Lead-up to first rehearsal...

Apparently I am going in reverse now, from most recent to less recent... 

So I can see that I also neglected to write about the lengthy process of preparing parts for Celebration of the Deep - yikes!  Proof-reading the notes and markings, and then trying to put little musical cues into the parts, so that each instrument might have some idea at the end of a long rest, just where their entrance was supposed to fit into what else is going on... 

Maybe I get too wound up about this part because of coming from two backgrounds:  1) as a singer, it is typical to see all the other parts (in choral music) plus piano accompaniment, and as a violinist, in orchestra we play often ALL the time, so there are NO rests!  No doubt the other instruments get used to counting.  I know I watched a percussionist doing a two-handed counting scheme that made me think of an abacus when he had a VERY LONG break before his next entrance.  Good idea.

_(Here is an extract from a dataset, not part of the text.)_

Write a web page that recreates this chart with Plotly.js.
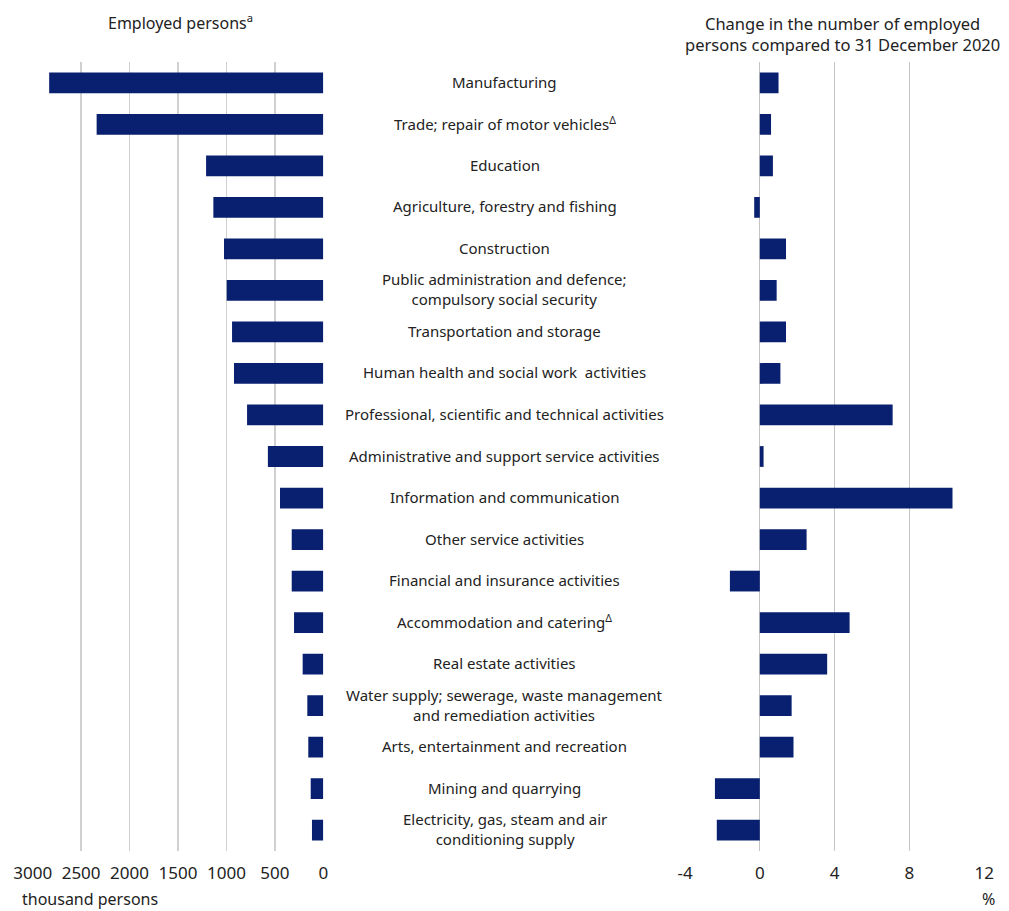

As a performer in my string group Water Bear I noticed that in the repetitions of the basic form we usually played (AABB most often), I could reliably get lost in the music/playing of the moment and not know how many times we had played the form; this is a problem if we had agreed, for example, to do something special for the third time around.  We gave each other the "hairy eyeball" when this lapse in memory would occur, or when we had THOUGHT it had occurred. Yes, I was not the only player in Water Bear that this happened to. Without a video/audio of the piece to consult later, it would prove impossible to determine just what had, in fact, happened.  The way we played was so improvisatory anyhow, and the musicianship level high enough that I don't think anyone noticed.  Did you, ever?